Vladimir Lenin, who we should take lessons from the revolution he let in 1917, addressed the youth in the Young Communist League in 1920, October 5, that: It was the task of the older generation to overthrow the bourgeoisie. The main task then was to criticize the bourgeoisie, arouse hatred of the bourgeoisie among the masses, and foster class-consciousness and the ability to unite their forces. The new generation is confronted with a far more complex task. Your duty does not lie only in assembling your forces so as to uphold the workers' and peasants' revolution against an invasion instigated by the capitalists. Of course, you must do that; that is something you clearly realise, and is distinctly seen by the Communist. However, that is not enough. You have to build up a communist society”.
The capitalist programme in South Africa has arrived at its crisis point, just like Europe arrived at the permanent capitalist crisis. In all these sections of the world we see huge unemployment amongst the youth, high crime rate including violence, intolerable inequality where the rich gets richer and the poor gets poorer and huge economic decline as a result of falling global markets. In South Africa, the crisis in made even worse by the falling recent spade of violence and state apparatus falling significantly.

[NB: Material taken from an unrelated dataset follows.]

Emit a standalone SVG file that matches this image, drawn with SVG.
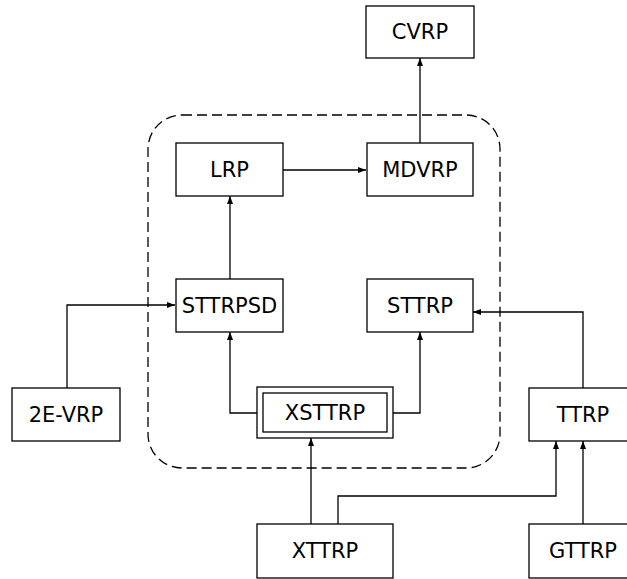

So I do not think we need the “Black Industrialization programme” hailed in every corner by the bourgeoisie class that would be robbing the poor in their industries. While we need industries, the South Africa economy is still foreign owned and racially controlled even if the ANC can denied this with strong English words. Black industrialization would only bring a crisis even worse because the current system makes it easy to exploit the workers. The current system still makes it easy to cheat the system such as those white people who front black people in the BBBEE deals. The current system is a dog-eat-dog system, and only the politically connected and those connected with foreign capital would be the ones ripping the benefits such as in Russia where Vladimir Putin had to intervene personally and ordered the arrest of the managers who were leading such industries; millions were being banked outside the country.
If in South Africa we still have the problem with the Zupta system, then we are going to have the very same Zupta system in the black industries. The treasury and SARS are reporting that tens of billions of rands are being shipped abroad to foreign banks covertly by local firms and how are we going to prevent this even during black industrialization? We have heard that the South Africa economy is strong and can over-come any challenges if “we” work together. How can the poor people, 51% living below the poverty line, work together with Cyril Ramaphosa who owns billions of rands from the sweat of the 99%? It is contradictions.
We do not need capitalist programmes to solve capitalist crisis. You cannot put out the fire by putting in the fire. You cannot taste a poison by swallowing it by trying to check if it kills. You need a reaction to the problems you have to solve and that’s to look for alternatives. We can only solve this capitalist crisis by reversing them with something new, something that would get rid of the crisis and that’s to look for permanent alternatives – democratic socialist programme.